Clemson doctoral researchers engage in educator development initiatives in Tanzania
CLEMSON — Two Ph.D. students in Clemson’s College of Education recently traveled to Tanzania to help secondary teachers develop greater knowledge of how to teach English as a third language. The trip represented the first step in a collaborative research project that will collect data over the course of two years on the impact of these development efforts on Tanzanian teachers.
Stephanie Schenck and Arsenio Silva worked in conjunction with Mwangaza, an organization focused on community health and teacher development in Tanzania. Schenck and Silva, both students in Clemson’s literacy, language and culture Ph.D. program, were connected with Mwangaza through Phillip Wilder, assistant professor of literacy in Clemson’s College of Education. Wilder has longstanding ties to Mwangaza and currently serves as its U.S. consultant.
“I’m interested in working internationally and doing research abroad, but when Dr. Wilder approached me about participating, I wasn’t sure what I could offer,” Schenck said. “It turns out Arsenio and I offered different expertise that the Tanzanian teachers valued.”
Schenck’s background is in second-language learning and she has worked in Spanish-language countries teaching English as a second language. Silva had experience teaching high school students in Kenya and was familiar with Tanzanian culture. His work in disciplinary literacy would benefit the teachers and subsequently their students in thinking critically within content areas. Wilder saw their experience as an obvious benefit for Tanzanian teachers struggling to overcome language barriers in their classrooms.
Educators and students in Tanzania are faced with unique challenges in addition to limited resources. Seventh-grade students must pass an exam on a multitude of subjects to be given entrance into Tanzania public secondary schools. Roughly half of the students pass the exams, while Mwangaza works in private schools to support the thousands of students left behind by Tanzanian government schools.
Once students enter secondary schools, English is the medium for instruction. Students up to that point are taught in Kiswahili, the national language, and many speak regional languages, so the challenge is compounded when they are suddenly only taught in their third language, English.

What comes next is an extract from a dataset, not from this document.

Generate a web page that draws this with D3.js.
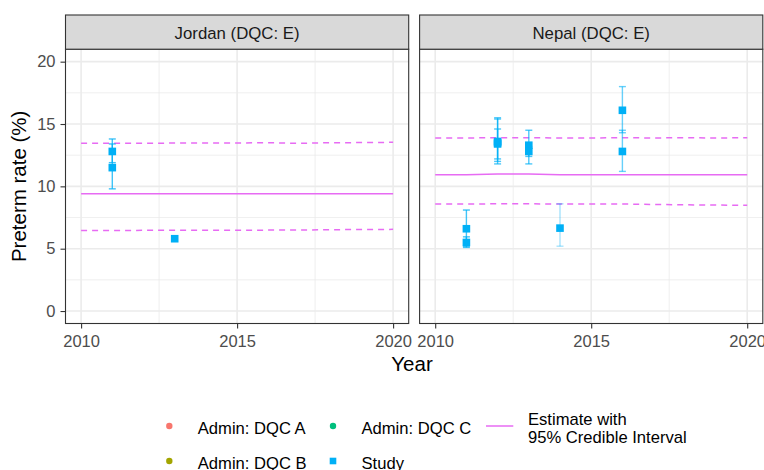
<!DOCTYPE html>
<html>
<head>
<meta charset="utf-8">
<script src="https://cdn.jsdelivr.net/npm/d3@7/dist/d3.min.js"></script>
<style>
  body { margin: 0; background: #fff; }
  text { font-family: "Liberation Sans", Arial, sans-serif; }
</style>
</head>
<body>
<svg id="chart" width="764" height="470"></svg>
<script>
// ---- data ----
const estimateYears = [2010, 2011, 2012, 2013, 2014, 2015, 2016, 2017, 2018, 2019, 2020];

const jordanEstimate = [9.4, 9.4, 9.4, 9.4, 9.4, 9.4, 9.4, 9.4, 9.4, 9.4, 9.4];
const jordanUpper    = [13.45, 13.45, 13.46, 13.47, 13.48, 13.48, 13.5, 13.45, 13.5, 13.51, 13.53];
const jordanLower    = [6.45, 6.46, 6.47, 6.48, 6.48, 6.48, 6.49, 6.5, 6.52, 6.54, 6.55];

const nepalEstimate  = [10.93, 10.93, 11.0, 11.0, 10.93, 10.93, 10.93, 10.93, 10.93, 10.93, 10.93];
const nepalUpper     = [13.88, 13.88, 13.9, 13.9, 13.88, 13.88, 13.9, 13.88, 13.9, 13.88, 13.9];
const nepalLower     = [8.58, 8.58, 8.6, 8.6, 8.58, 8.58, 8.58, 8.55, 8.52, 8.5, 8.48];

const jordanStudyYear  = [2011, 2011, 2013];
const jordanStudyValue = [12.8, 11.5, 5.8];
const jordanStudyLow   = [11.9, 9.8, null];
const jordanStudyHigh  = [13.8, 13.4, null];
const jordanStudyAlpha = [0.75, 0.75, 0.75];

const nepalStudyYear  = [2011, 2011, 2012, 2012, 2012, 2013, 2013, 2014, 2016, 2016];
const nepalStudyValue = [6.6, 5.5, 13.6, 13.5, 13.4, 13.3, 12.8, 6.65, 16.1, 12.8];
const nepalStudyLow   = [5.2, 5.1, 11.8, 12.2, 12.0, 11.8, 12.4, 5.2, 14.3, 11.2];
const nepalStudyHigh  = [8.1, 5.95, 15.5, 14.6, 15.4, 14.5, 13.2, 8.6, 18.0, 14.5];
const nepalStudyAlpha = [0.75, 0.75, 0.7, 0.7, 0.7, 0.7, 0.7, 0.35, 0.6, 0.6];

const panelTitles = ["Jordan (DQC: E)", "Nepal (DQC: E)"];
const xTicks = [2010, 2015, 2020];
const xMinor = [2012.5, 2017.5];
const yTicks = [0, 5, 10, 15, 20];
const yMinor = [2.5, 7.5, 12.5, 17.5];

const legendLabels = ["Admin: DQC A", "Admin: DQC B", "Admin: DQC C", "Study"];
const legendColors = ["#F8766D", "#A3A500", "#00BF7D", "#00B0F6"];
const estimateColor = "#E76BF3";
const studyColor = "#00B0F6";

// ---- layout ----
const svg = d3.select("#chart");
const panelTop = 49.2, panelBottom = 323.5, stripTop = 15;
const panelWidth = 343.2;
const panelLefts = [65.5, 419.6];

const y = d3.scaleLinear().domain([-1, 21]).range([panelBottom, panelTop]);

const panelData = [
  { est: jordanEstimate, up: jordanUpper, lo: jordanLower,
    sy: jordanStudyYear, sv: jordanStudyValue, sl: jordanStudyLow, sh: jordanStudyHigh, sa: jordanStudyAlpha },
  { est: nepalEstimate, up: nepalUpper, lo: nepalLower,
    sy: nepalStudyYear, sv: nepalStudyValue, sl: nepalStudyLow, sh: nepalStudyHigh, sa: nepalStudyAlpha }
];

panelData.forEach((p, i) => {
  const x0 = panelLefts[i];
  const x = d3.scaleLinear().domain([2009.5, 2020.5]).range([x0, x0 + panelWidth]);
  const g = svg.append("g");

  // gridlines
  g.selectAll(".ymin").data(yMinor).join("line")
    .attr("x1", x0).attr("x2", x0 + panelWidth)
    .attr("y1", d => y(d)).attr("y2", d => y(d))
    .attr("stroke", "#EBEBEB").attr("stroke-width", 0.8);
  g.selectAll(".xmin").data(xMinor).join("line")
    .attr("y1", panelTop).attr("y2", panelBottom)
    .attr("x1", d => x(d)).attr("x2", d => x(d))
    .attr("stroke", "#EBEBEB").attr("stroke-width", 0.8);
  g.selectAll(".ymaj").data(yTicks).join("line")
    .attr("x1", x0).attr("x2", x0 + panelWidth)
    .attr("y1", d => y(d)).attr("y2", d => y(d))
    .attr("stroke", "#EBEBEB").attr("stroke-width", 1.6);
  g.selectAll(".xmaj").data(xTicks).join("line")
    .attr("y1", panelTop).attr("y2", panelBottom)
    .attr("x1", d => x(d)).attr("x2", d => x(d))
    .attr("stroke", "#EBEBEB").attr("stroke-width", 1.6);

  // estimate with credible interval
  const line = d3.line().x((d, k) => x(estimateYears[k])).y(d => y(d));
  g.append("path").attr("d", line(p.up)).attr("fill", "none")
    .attr("stroke", estimateColor).attr("stroke-width", 1.5).attr("stroke-dasharray", "6,5");
  g.append("path").attr("d", line(p.lo)).attr("fill", "none")
    .attr("stroke", estimateColor).attr("stroke-width", 1.5).attr("stroke-dasharray", "6,5");
  g.append("path").attr("d", line(p.est)).attr("fill", "none")
    .attr("stroke", estimateColor).attr("stroke-width", 1.5);

  // study error bars
  const idx = d3.range(p.sy.length).filter(k => p.sl[k] != null);
  const bars = g.selectAll(".bar").data(idx).join("g")
    .attr("stroke", studyColor).attr("stroke-width", 1.4)
    .attr("stroke-opacity", k => p.sa[k]);
  bars.append("line")
    .attr("x1", k => x(p.sy[k])).attr("x2", k => x(p.sy[k]))
    .attr("y1", k => y(p.sl[k])).attr("y2", k => y(p.sh[k]));
  bars.append("line")
    .attr("x1", k => x(p.sy[k]) - 3.5).attr("x2", k => x(p.sy[k]) + 3.5)
    .attr("y1", k => y(p.sl[k])).attr("y2", k => y(p.sl[k]));
  bars.append("line")
    .attr("x1", k => x(p.sy[k]) - 3.5).attr("x2", k => x(p.sy[k]) + 3.5)
    .attr("y1", k => y(p.sh[k])).attr("y2", k => y(p.sh[k]));

  // study points
  g.selectAll(".pt").data(d3.range(p.sy.length)).join("rect")
    .attr("x", k => x(p.sy[k]) - 3.8).attr("y", k => y(p.sv[k]) - 3.8)
    .attr("width", 7.6).attr("height", 7.6)
    .attr("fill", studyColor);

  // panel border
  g.append("rect").attr("x", x0).attr("y", panelTop)
    .attr("width", panelWidth).attr("height", panelBottom - panelTop)
    .attr("fill", "none").attr("stroke", "#333333").attr("stroke-width", 1.1);

  // strip
  g.append("rect").attr("x", x0).attr("y", stripTop)
    .attr("width", panelWidth).attr("height", panelTop - stripTop)
    .attr("fill", "#D9D9D9").attr("stroke", "#333333").attr("stroke-width", 1.1);
  g.append("text").attr("x", x0 + panelWidth / 2).attr("y", 38.5)
    .attr("text-anchor", "middle").attr("font-size", 16.8).attr("fill", "#1A1A1A")
    .text(panelTitles[i]);

  // x axis
  const xAxis = d3.axisBottom(x).tickValues(xTicks).tickFormat(d3.format("d"))
    .tickSize(5).tickPadding(5);
  const xa = g.append("g").attr("transform", `translate(0,${panelBottom})`).call(xAxis);
  xa.select(".domain").remove();
  xa.selectAll(".tick line").attr("stroke", "#333333").attr("stroke-width", 1.1);
  xa.selectAll(".tick text").attr("font-size", 16.5).attr("fill", "#4D4D4D")
    .attr("font-family", "Liberation Sans, Arial, sans-serif")
    .attr("dy", null).attr("y", 23.5);

  // y axis on first panel only
  if (i === 0) {
    const yAxis = d3.axisLeft(y).tickValues(yTicks).tickSize(5).tickPadding(5);
    const ya = g.append("g").attr("transform", `translate(${x0},0)`).call(yAxis);
    ya.select(".domain").remove();
    ya.selectAll(".tick line").attr("stroke", "#333333").attr("stroke-width", 1.1);
    ya.selectAll(".tick text").attr("font-size", 16.5).attr("fill", "#4D4D4D")
      .attr("font-family", "Liberation Sans, Arial, sans-serif");
  }
});

// axis titles
svg.append("text").attr("x", 412).attr("y", 371)
  .attr("text-anchor", "middle").attr("font-size", 20.5).attr("fill", "#000")
  .text("Year");
svg.append("text").attr("transform", `translate(26,${(panelTop + panelBottom) / 2}) rotate(-90)`)
  .attr("text-anchor", "middle").attr("font-size", 20.5).attr("fill", "#000")
  .text("Preterm rate (%)");

// legend
const legend = svg.append("g");
const legX = [169.3, 169.3, 333, 333];
const legY = [426, 461, 426, 461];
legendLabels.forEach((lab, k) => {
  if (lab === "Study") {
    legend.append("rect").attr("x", legX[k] - 3.3).attr("y", legY[k] - 3.3)
      .attr("width", 6.6).attr("height", 6.6).attr("fill", legendColors[k]);
  } else {
    legend.append("circle").attr("cx", legX[k]).attr("cy", legY[k]).attr("r", 3.2)
      .attr("fill", legendColors[k]);
  }
  legend.append("text").attr("x", legX[k] + 28.5).attr("y", legY[k] + 7.5)
    .attr("font-size", 16.6).attr("fill", "#000").text(lab);
});
legend.append("line").attr("x1", 486).attr("x2", 513.3).attr("y1", 426).attr("y2", 426)
  .attr("stroke", estimateColor).attr("stroke-width", 1.5);
legend.append("text").attr("x", 528).attr("y", 425).attr("font-size", 16.6).text("Estimate with");
legend.append("text").attr("x", 528).attr("y", 443.3).attr("font-size", 16.6).text("95% Credible Interval");
</script>
</body>
</html>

The goal for Schenck, Silva and other facilitators is to train educators to more effectively teach through English so they can then share teaching methods with their fellow teachers.
Schenck and Silva’s first week in Tanzania was devoted to working with American and Tanzanian facilitators to prepare for the second week’s workshop. The five-day workshop brought in a group of 30 Tanzanian high school teachers from seven different schools. Schenck said she was just as concerned with misunderstanding the culture and coming off as patronizing as she was of missing something because she didn’t speak Swahili. For Silva, the most obvious challenge was the schedule.

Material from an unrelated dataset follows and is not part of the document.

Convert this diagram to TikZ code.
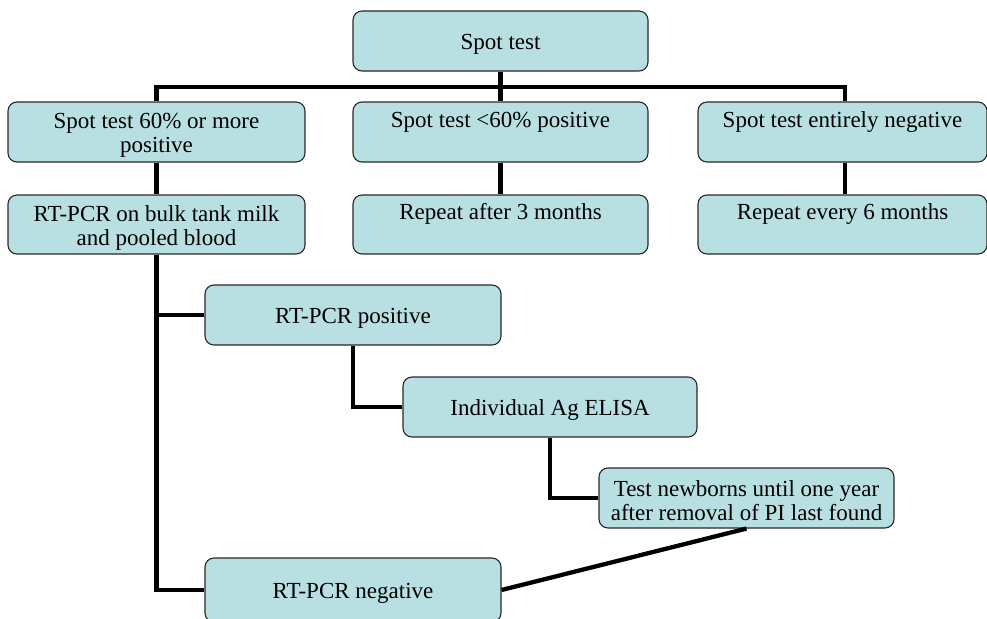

“The days were long, but we always felt short on time,” Silva said. “There was such a large gap between the teachers’ own experiences and the practices we were presenting it seemed we were constantly moving at breakneck speed.”

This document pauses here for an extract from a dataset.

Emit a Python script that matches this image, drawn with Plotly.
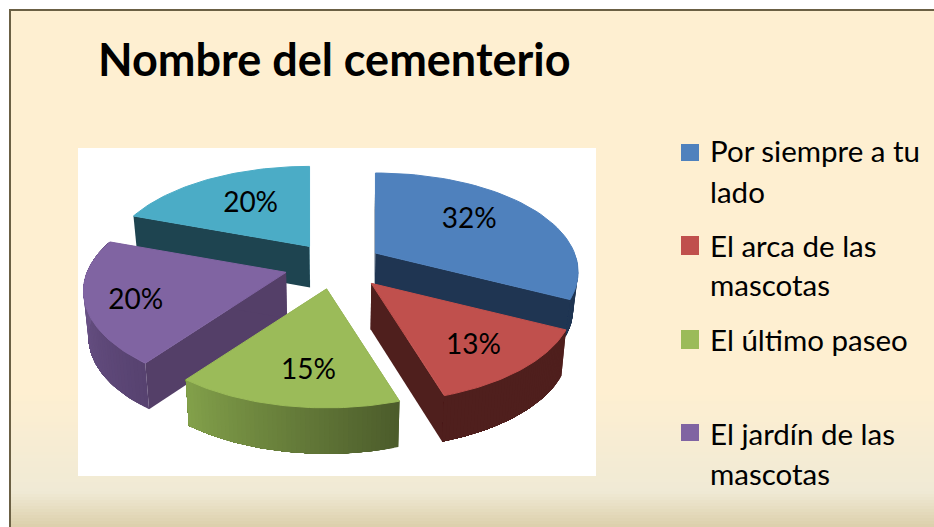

By the end of the second week, the teachers performed mock lessons incorporating strategies from the workshop. Silva said the lessons reflected the educators’ adoption of the Sheltered Instruction Observation Protocol (SIOP) strategies offered by the facilitators, and they put in a great deal of effort to acquire visual aids and hands-on materials. What impressed him most was how the Tanzanian educators responded to each other’s lessons.
“In one week, I watched a group of Tanzanian secondary school teachers go from SIOP skeptics to SIOP advocates,” Silva said. “They offered critical feedback and suggestions to one another. They engaged in the lesson and asked questions real students would ask. This is what makes me most confident in their abilities to teach and support their colleagues to adopt the same classroom practices.”
The workshop was the first half of training for Tanzanian educators, and they will receive the second next summer. According to Tanzanian government records, schools which follow Mwangaza’s methodology perform better on test scores. Schenck and Silva returned to the U.S. July 2, but they are both eager to return to Tanzania next summer to finish what they started with the teachers.
They hope to collect data on the workshop’s impact on teachers next summer and then again after the workshops are complete. Schenck’s ultimate goal is to craft a study with Silva and Wilder. International studies present logistical challenges, but she said the potential benefit for Tanzania—and other countries—is more than worth the time spent hammering out details.
“We certainly valued our experience and the work we did was great and important for the teachers, but we should think more broadly with this research,” Schenck said, “We want to find out if and how this program can be modeled and adapted for other cultures facing similar educational policies and linguistic circumstances.”
Mwangaza, a grassroots organization which utilizes partnerships between all 20 dioceses of the Evangelical Lutheran Church in Tanzania and companion synods of the Evangelical Lutheran Church in America to respond to the most pressing health, educational and literacy challenges throughout the country. Mwangaza is comprised of three programs: its teacher education program, community health program and Binti Mama, an intergenerational program designed for young mothers that focuses on women’s health, nutrition and gender advocacy.